Un autre aspect crucial, souvent négligé dans les analyses plus conventionnelles, est la place centrale accordée à la figure de la femme dans ces nouveaux espaces. Évoquée avec justesse à travers les écrits d’Émile Zola dans Au Bonheur des Dames, la femme devient non seulement l’icône de ces lieux, mais aussi l’initiatrice d’une véritable révolution esthétique. Le grand magasin apparaît ainsi comme une scène privilégiée où s’exprime le pouvoir de la consommation féminine, incarnée par la silhouette de la Parisienne, figure protéiforme que l’on retrouve dans les gravures et lithographies exposées. Une robe des Trois Quartiers, datant de 1860, se dresse comme un hommage silencieux à cette féminité omniprésente, tandis que les accessoires de mode, soigneusement exposés (gants, chapeaux, dentelles), viennent compléter cette immersion dans un univers où la mode se démocratise, en partie grâce à la mécanisation et à la rationalisation des processus de production.
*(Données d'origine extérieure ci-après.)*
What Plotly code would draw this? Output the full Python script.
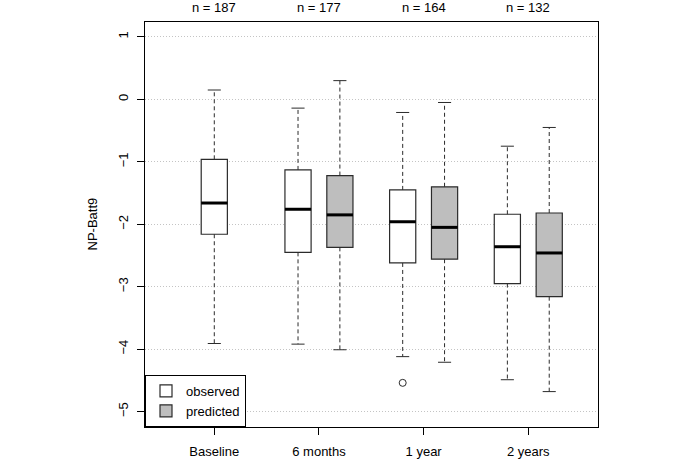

Le parcours met également en exergue l’ingéniosité commerciale des fondateurs de ces établissements, à commencer par Aristide Boucicaut, dont le portrait par William Bouguereau rappelle le rôle prépondérant de cet entrepreneur dans l’invention de pratiques telles que les soldes ou la vente par correspondance. L’exposition regorge de documents et d’objets retraçant cette évolution, notamment des catalogues de vente richement illustrés, qui témoignent du souci constant de ces enseignes de cultiver une image d’élégance et d’innovation.

L’un des points les plus captivants de l’exposition réside sans doute dans la présentation des ateliers d’art créés par les grands magasins, véritables laboratoires de modernité où l’avant-garde artistique trouve un terrain d’expression inédit. L’atelier Primavera, lancé en 1912 par Le Printemps, fait figure de précurseur dans ce domaine, en offrant des objets d’art décoratif à un public bourgeois. Une coiffeuse de Maurice Dufrène, directeur de l’atelier La Maîtrise des Galeries Lafayette, présentée ici, témoigne de l’influence grandissante du mouvement Art Déco dans les arts appliqués de l’époque. Parallèlement, l’atelier Pomone du Bon Marché, dirigé par Paul Follot, incarne un retour aux matériaux nobles et aux techniques artisanales, tout en s’inscrivant dans une production destinée à une clientèle élargie.

C’est finalement lors de l’Exposition internationale des Arts décoratifs et industriels modernes de 1925 que cette ambition de fusion entre art et commerce atteint son apogée. Chaque grand magasin y dispose d’un pavillon dédié, où il expose ses plus belles créations en matière de design, de textile et de céramique. Loin de n’être qu’un simple exercice de style, ces pavillons révèlent une ambition culturelle qui fait écho aux transformations d’une société en quête de luxe accessible. Les photographies de Vizzavona, qui immortalisent ces pavillons, révèlent la beauté architecturale de ces lieux éphémères, tout en suggérant la symbiose entre art et industrie.

MAD

Ainsi, à travers cette exposition minutieusement élaborée, le musée des Arts décoratifs propose une réflexion approfondie sur la naissance de la société de consommation moderne, en situant les grands magasins au cœur de ce processus. Plus qu’une simple rétrospective historique, l’exposition offre une véritable clé de lecture pour comprendre comment ces temples du commerce ont su, dès le XIXe siècle, anticiper les grandes mutations sociales et culturelles du XXe siècle. Loin des visions superficielles qui réduiraient ces espaces à de simples lieux de vente, l’exposition démontre qu’ils ont été des catalyseurs de la créativité, de l’émancipation féminine et de la démocratisation de l’art.

Le parcours s’achève sur une réflexion ouverte, laissant entrevoir les répercussions contemporaines de ces bouleversements, alors que la frontière entre art, design et consommation reste plus floue que jamais. Au sortir de cette exposition, le regard du visiteur se transforme : les grands magasins, objets à la fois d’admiration et de critique, apparaissent sous une lumière nouvelle, révélant tout un pan de l’histoire artistique et sociologique, où l’art dialogue intimement avec le commerce.